Brownback also said he believes the state’s tax policy is working and proof can be seen by low unemployment rates and extra money in Kansan’s pockets.
He also pointed out that 71% of the 2012 tax cuts went to reducing personal income taxes and 29% to reducing the tax burden on small businesses.
The governor has had no luck so far selling his idea of saving the 2012 tax breaks that he championed.
On Saturday, he spelled out his tax plan in hopes of selling it to lawmakers.
The governor says with lawmakers still going over two different tax plans of their own, it’s time to start putting plans forward and voting on them.
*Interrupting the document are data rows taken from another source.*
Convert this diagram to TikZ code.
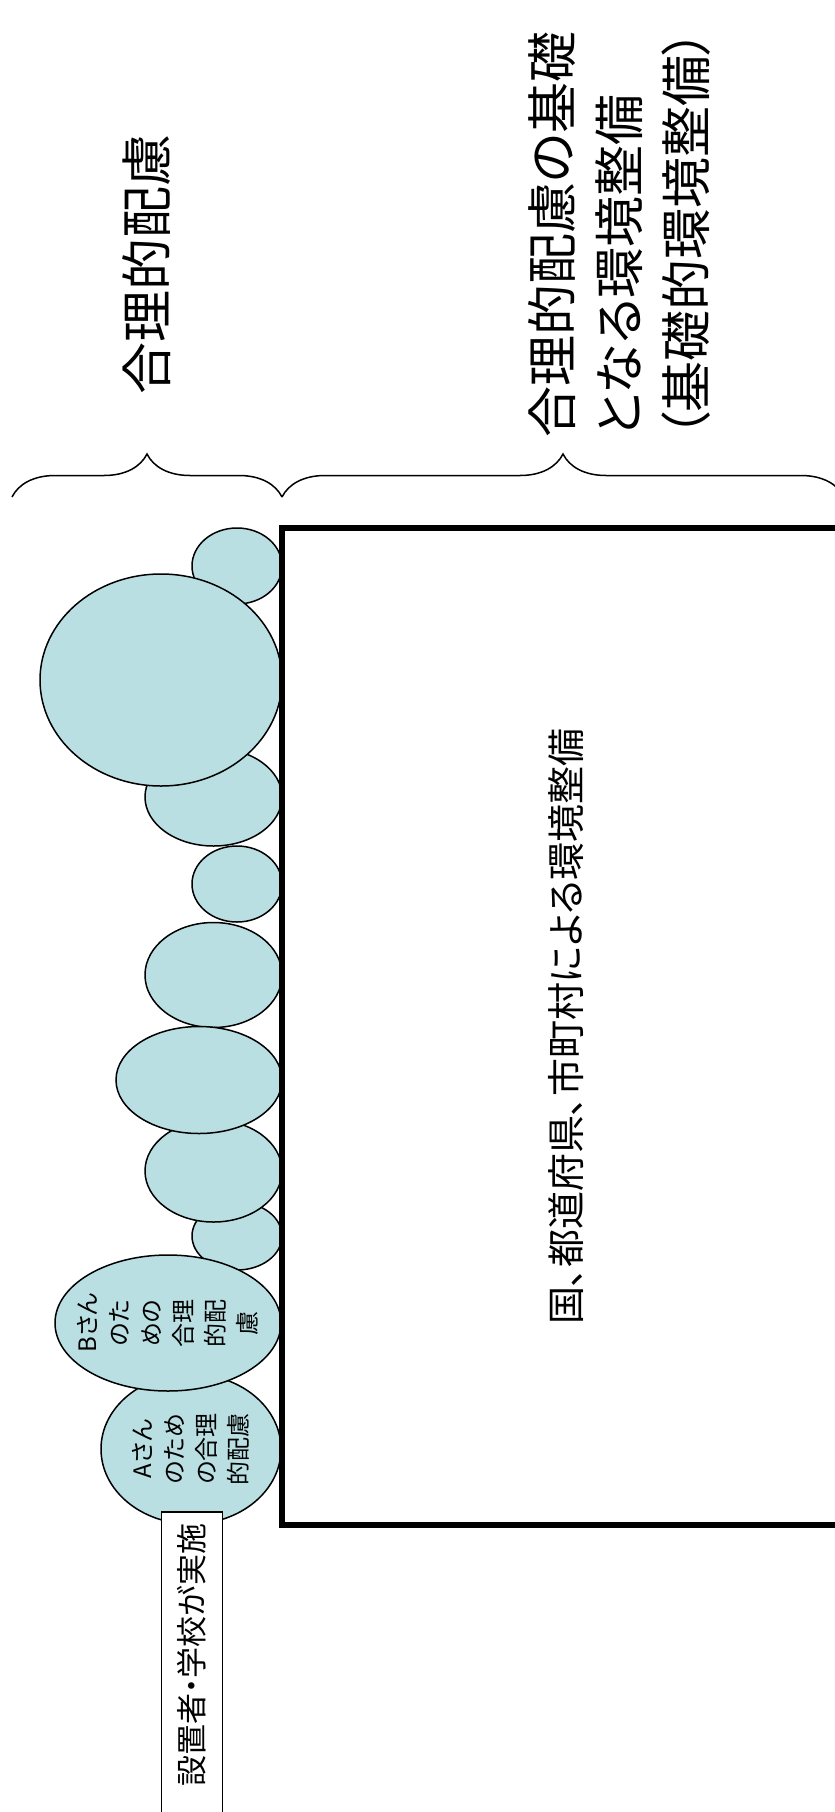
\documentclass[tikz,border=0pt]{standalone}
\usepackage{fontspec}
\setmainfont{Noto Sans CJK JP}[RawFeature=+palt]
\usetikzlibrary{shapes.geometric,decorations.pathreplacing}
\definecolor{bubblecol}{RGB}{185,223,226}
\pgfdeclarelayer{bg}
\pgfsetlayers{bg,main}
\tikzset{
    every node/.style={inner sep=0mm},
    bubble/.style={ellipse, draw, fill=bubblecol, line width=1.5pt},
    bubtext/.style={rotate=90, align=center, font=\fontsize{24}{32}\selectfont},
    govbox/.style={rectangle, draw, line width=5.5pt, fill=white, rotate=90},
    schoolbox/.style={rectangle, draw, line width=1.5pt, fill=white, rotate=90},
    bracket/.style={decorate, decoration={brace, amplitude=43pt}, line width=1.5pt}
}

\begin{document}
\begin{tikzpicture}[x=1pt, y=-1pt]
    \useasboundingbox (0, 0) rectangle (835, 1812);

    \node (hdrA) [rotate=90, font=\fontsize{52}{60}\selectfont] at (147, 264) {合理的配慮};
    \node (hdrB) [rotate=90, align=left, anchor=north west, font=\fontsize{51}{67}\selectfont] at (528, 438)
        {合理的配慮の基礎\\となる環境整備\\（基礎的環境整備）};

    \coordinate (bl) at (12, 497);
    \coordinate (bm) at (282, 497);
    \coordinate (br) at (844, 497);
    \draw[bracket] (bl) -- (bm);
    \draw[bracket] (bm) -- (br);

    \begin{pgfonlayer}{bg}
        \node (c1) [bubble, minimum width=90, minimum height=76] at (237, 566) {};
        \node (c3) [bubble, minimum width=137, minimum height=98] at (213.5, 797) {};
        \node (c2) [bubble, minimum width=242, minimum height=212] at (161, 680) {};
        \node (c4) [bubble, minimum width=90, minimum height=76] at (237, 884) {};
        \node (c5) [bubble, minimum width=137, minimum height=105] at (213.5, 975) {};
        \node (c8) [bubble, minimum width=90, minimum height=68] at (237, 1236) {};
        \node (c7) [bubble, minimum width=137, minimum height=102] at (213.5, 1171) {};
        \node (c6) [bubble, minimum width=166, minimum height=107] at (199, 1080) {};
        \node (cA) [bubble, minimum width=180, minimum height=150] at (191, 1449) {};
        \node (cB) [bubble, minimum width=226, minimum height=136] at (168, 1323) {};
    \end{pgfonlayer}

    \node (tA) [bubtext] at (cA) {Aさん\\のため\\の合理\\的配慮};
    \node (tB) [bubtext] at (cB) {Bさん\\のた\\めの\\合理\\的配\\慮};

    \node (gov) [govbox, minimum width=997, minimum height=568, font=\fontsize{38}{42}\selectfont] at (566, 1026.5)
        {国、都道府県、市町村による環境整備};

    \node (school) [schoolbox, anchor=east, minimum width=330, minimum height=61, inner xsep=12pt,
        text width=306pt, align=right, font=\fontsize{31}{36}\selectfont] at (192, 1511) {設置者・学校が実施};
\end{tikzpicture}
\end{document}
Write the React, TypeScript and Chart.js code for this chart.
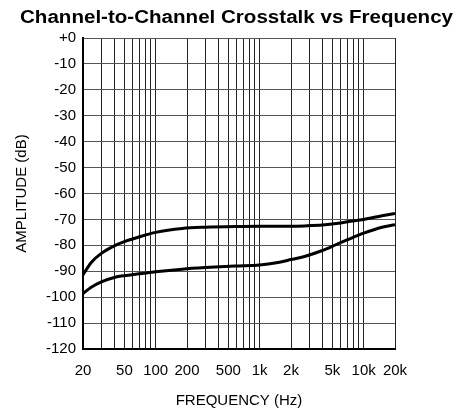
import React, { useEffect, useRef } from "react";
import { Chart, registerables } from "chart.js";

Chart.register(...registerables);

const titleText = "Channel-to-Channel Crosstalk vs Frequency";

const frequencies = [20, 24, 30, 40, 50, 70, 100, 180, 300, 580, 1000, 1500, 2000, 2700, 4000, 5700, 7000, 10000, 15000, 20000];
const upperCrosstalk = [-91.4, -86.6, -83.1, -80.2, -78.6, -76.7, -75.0, -73.5, -73.0, -72.7, -72.6, -72.6, -72.6, -72.5, -72.2, -71.5, -70.9, -70.0, -68.6, -67.7];
const lowerCrosstalk = [-98.6, -96.2, -94.1, -92.4, -91.7, -91.0, -90.2, -89.2, -88.6, -88.0, -87.6, -86.6, -85.5, -84.3, -82.0, -79.3, -77.8, -75.3, -73.0, -72.0];

const gridFrequencies = [20, 30, 40, 50, 60, 70, 80, 90, 100, 200, 300, 400, 500, 600, 700, 800, 900, 1000, 2000, 3000, 4000, 5000, 6000, 7000, 8000, 9000, 10000, 20000];
const labeledFrequencies = [20, 50, 100, 200, 500, 1000, 2000, 5000, 10000, 20000];
const labelText = ["20", "50", "100", "200", "500", "1k", "2k", "5k", "10k", "20k"];

const FONT = "'Liberation Sans', Arial, sans-serif";

const stretchedTitle = {
  id: "stretchedTitle",
  afterDraw(chart: any) {
    const ctx = chart.ctx as CanvasRenderingContext2D;
    ctx.save();
    ctx.font = `bold 17.5px ${FONT}`;
    ctx.fillStyle = "#000";
    ctx.textBaseline = "alphabetic";
    ctx.textAlign = "center";
    const w = ctx.measureText(titleText).width;
    const sx = 433 / w;
    ctx.translate(236.5, 22.7);
    ctx.scale(sx, 1);
    ctx.fillText(titleText, 0, 0);
    ctx.restore();
  },
};

export default function App() {
  const ref = useRef<HTMLCanvasElement | null>(null);

  useEffect(() => {
    if (!ref.current) return;
    const chart = new Chart(ref.current, {
      type: "line",
      data: {
        datasets: [
          {
            label: "A",
            data: frequencies.map((f, i) => ({ x: f, y: upperCrosstalk[i] })),
            borderColor: "#000",
            borderWidth: 3,
            pointRadius: 0,
            cubicInterpolationMode: "monotone",
            fill: false,
          },
          {
            label: "B",
            data: frequencies.map((f, i) => ({ x: f, y: lowerCrosstalk[i] })),
            borderColor: "#000",
            borderWidth: 3,
            pointRadius: 0,
            cubicInterpolationMode: "monotone",
            fill: false,
          },
        ],
      },
      plugins: [stretchedTitle],
      options: {
        responsive: false,
        animation: false,
        layout: { padding: { left: 0, right: 78, top: 38, bottom: 0 } },
        plugins: {
          legend: { display: false },
          tooltip: { enabled: false },
          title: { display: false },
        },
        scales: {
          x: {
            type: "logarithmic",
            min: 20,
            max: 20000,
            afterBuildTicks: (scale: any) => {
              scale.ticks = gridFrequencies.map((v) => ({ value: v }));
            },
            afterFit: (scale: any) => {
              scale.height = 64;
            },
            ticks: {
              autoSkip: false,
              maxRotation: 0,
              padding: 13,
              color: "#000",
              font: { family: FONT, size: 15 },
              callback: (value: any) => {
                const idx = labeledFrequencies.indexOf(Number(value));
                return idx >= 0 ? labelText[idx] : "";
              },
            },
            grid: { color: "#222", lineWidth: 1, drawTicks: false },
            border: { color: "#000", width: 2 },
            title: {
              display: true,
              text: "FREQUENCY (Hz)",
              color: "#000",
              font: { family: FONT, size: 15 },
              padding: { top: 0, bottom: 3 },
            },
          },
          y: {
            type: "linear",
            min: -120,
            max: 0,
            afterFit: (scale: any) => {
              scale.width = 83;
            },
            ticks: {
              stepSize: 10,
              padding: 7,
              color: "#000",
              font: { family: FONT, size: 15 },
              callback: (value: any) => (Number(value) === 0 ? "+0" : String(value)),
            },
            grid: { color: "#555", lineWidth: 1, drawTicks: false },
            border: { color: "#000", width: 2 },
            title: {
              display: true,
              text: "AMPLITUDE (dB)",
              color: "#000",
              font: { family: FONT, size: 15 },
              padding: { top: 13, bottom: 0 },
            },
          },
        },
      },
    });
    return () => chart.destroy();
  }, []);

  return (
    <div style={{ position: "fixed", left: 0, top: 0, width: 473, height: 413, background: "#fff" }}>
      <canvas ref={ref} width={473} height={413} style={{ width: 473, height: 413 }} />
    </div>
  );
}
Brownback’s tax plan calls for eliminating income taxes for 388,000 low-income Kansans, a plan he’s been trying to get lawmakers to go for over the last two years.
The governor also wants to kill tax breaks for the smallest businesses in the state, businesses known as limited liability corporations.
Brownback is also pushing lawmakers to do a significant hike in the sales tax on everything you buy, increasing sales tax to 6.65%.
He says his plan would generate enough revenue to balance the budget.
“One-third of the revenue generated by this plans comes from closing loopholes in the income tax, the remaining two-thirds comes from consumption taxes,” said Brownback.
However, the governors recommendations aren’t sitting well with lawmakers on both sides of the isle.
Republican Senator Susan Wagle, who has long been one of the biggest allies of the governor, says the 20-2 tax policy the governor has been trying to keep just isn’t working.
“I have concerns that business owners don’t pay income tax and i think that would be fair thing to do to address that problem,” said Wagle.
And Democratic representatives like Jim Ward say the fact they’re hasn’t been more debate about a solution is, as Ward puts it, legislative cowardness.
“They don’t have 63 votes close the loophole or raise all those the regressive taxes you’ve been hearing about, sales tax, gas tax, cigarette tax, they don’t have 63 votes to do anyone of those ides,” said Ward.
Brownback says this plan will leave a projected ending balance of approximately $75 million in FY 2016 and $250 million in FY 2017.